Abertura do Festival na Zauber
Acontecendo em paralelo ao festival em Recife, na capital baiana o Coquetel teve início na Zauber com os shows da banda local Radiola e dos paulistas da Guizado para um público aquém do que a noite merecia. Não estava vazio, mas a concorrência com vários show interessantes na noite fez com que muita gente perdesse uma das boas pedidas do festival. A Radiola abriu a noite com um show competente e, com Nancy Viegas integrada ao grupo, ganhou uma tonalidade diferente. Mesmo ainda na maior parte do tempo soar como duas bandas diferentes no mesmo palco, uma com o repertório antigo da banda e outro com o de Nancy, por sinal, muito mais consistente, a junção promete render. As músicas novas já trazem uma sonoridade que mescla as idéias da Radiola, sem dúvida uma boa banda, com as de Nancy.
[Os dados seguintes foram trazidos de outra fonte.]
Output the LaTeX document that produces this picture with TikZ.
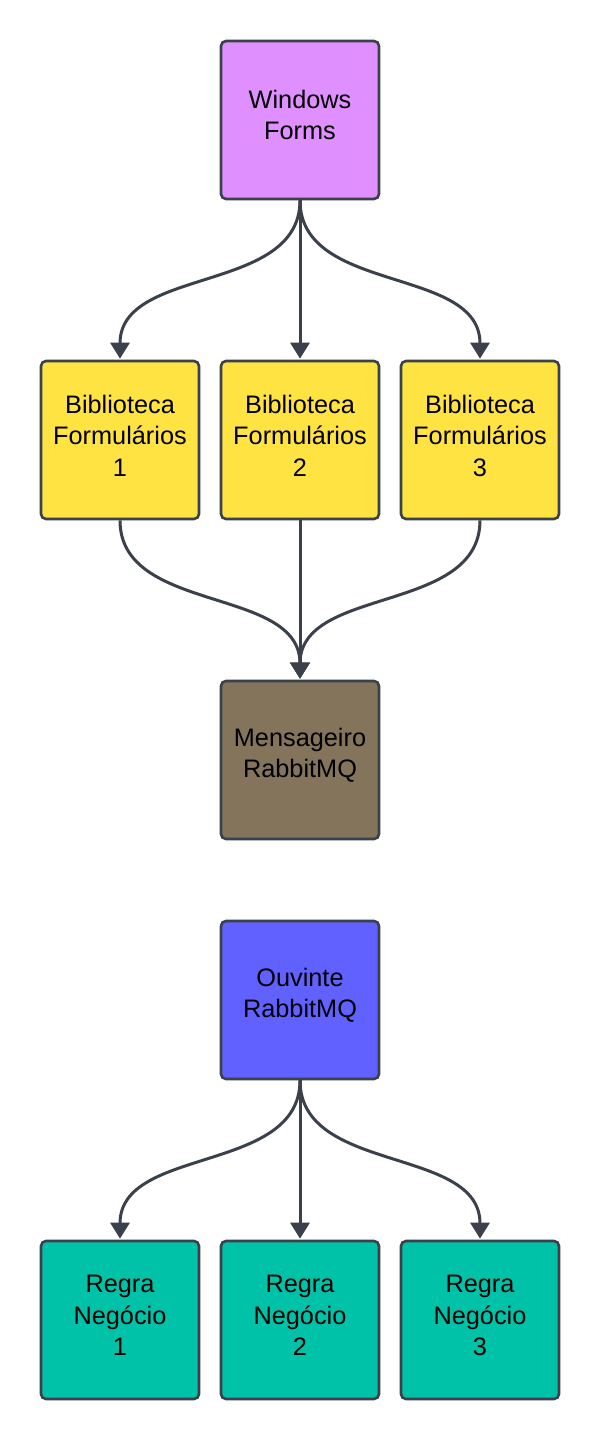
\documentclass[tikz,border=0pt]{standalone}
\usepackage{fontspec}
\setmainfont{Liberation Sans}
\usetikzlibrary{arrows.meta}
\definecolor{edge}{HTML}{3A414A}
\definecolor{cpurple}{HTML}{E08FFF}
\definecolor{cyellow}{HTML}{FFE342}
\definecolor{cbrown}{HTML}{83745B}
\definecolor{cblue}{HTML}{6161FF}
\definecolor{cteal}{HTML}{00C2A8}
\tikzset{
  box/.style={draw=edge, line width=2.6pt, rounded corners=5pt, minimum width=158pt, minimum height=158pt,
    inner sep=0pt},
  txt/.style={align=center, text=black, inner sep=0pt, font=\fontsize{25.3}{31.5}\selectfont},
  arr/.style={draw=edge, line width=3pt, -{Triangle[width=19pt,length=16pt]}, shorten >=1pt},
}
\begin{document}
\begin{tikzpicture}[x=1pt,y=1pt]
\useasboundingbox (0,0) rectangle (600,-1440);
\node[box, fill=cpurple] (wf) at (300,-120) {};
\node[box, fill=cyellow] (b1) at (120,-440) {};
\node[box, fill=cyellow] (b2) at (300,-440) {};
\node[box, fill=cyellow] (b3) at (480,-440) {};
\node[box, fill=cbrown] (mq) at (300,-760) {};
\node[box, fill=cblue] (ov) at (300,-1000) {};
\node[box, fill=cteal] (r1) at (120,-1320) {};
\node[box, fill=cteal] (r2) at (300,-1320) {};
\node[box, fill=cteal] (r3) at (480,-1320) {};
\node[txt] (wft) at ([yshift=5pt]wf.center) {Windows\\Forms};
\node[txt] (b1t) at ([yshift=4.5pt]b1.center) {Biblioteca\\Formulários\\1};
\node[txt] (b2t) at ([yshift=4.5pt]b2.center) {Biblioteca\\Formulários\\2};
\node[txt] (b3t) at ([yshift=4.5pt]b3.center) {Biblioteca\\Formulários\\3};
\node[txt] (mqt) at ([yshift=5pt]mq.center) {Mensageiro\\RabbitMQ};
\node[txt] (ovt) at ([yshift=5pt]ov.center) {Ouvinte\\RabbitMQ};
\node[txt] (r1t) at ([yshift=4.5pt]r1.center) {Regra\\Negócio\\1};
\node[txt] (r2t) at ([yshift=4.5pt]r2.center) {Regra\\Negócio\\2};
\node[txt] (r3t) at ([yshift=4.5pt]r3.center) {Regra\\Negócio\\3};
\draw[arr] (wf.south) to[out=-90,in=90] (b1.north);
\draw[arr] (wf.south) -- (b2.north);
\draw[arr] (wf.south) to[out=-90,in=90] (b3.north);
\draw[arr] (b1.south) to[out=-90,in=90] (mq.north);
\draw[arr] (b2.south) -- (mq.north);
\draw[arr] (b3.south) to[out=-90,in=90] (mq.north);
\draw[arr] (ov.south) to[out=-90,in=90] (r1.north);
\draw[arr] (ov.south) -- (r2.north);
\draw[arr] (ov.south) to[out=-90,in=90] (r3.north);
\end{tikzpicture}
\end{document}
Mesmo boa parte do público indo mais para a Zauber por conhecer a Radiola, o principal show da noite era dos paulistas da Guizado. Começando bem tarde, como é praxe na casa, o grupo mostrou um repertório focado no recém-lançado segundo disco, “Calavera”, que funciona bastante ao vivo. Guizado mantém as experimentações sonoras e o flerte com o jazz fusion, vistos no primeiro trabalho, porém agora traz mais canções, mais melodias e vocais em algumas das músicas, melhor, sem abrir mão de um apuro na parte instrumental e nos arranjos. Pelo contrário, o foco permanece e ao vivo funciona muito bem, com uma banda afiadíssima mandando um trabalho de responsa baseado no trompete de Gui Mendonça, que usa até pedais e efeitos, inclusive um wa-wa, para conseguir sonoridades mais ricas com o instrumento. Mesmo não se focando nas letras e com um vocal limitado, funcionou bem e agradou quem aguentou ficar até o fim. Tomara que a banda volte em breve.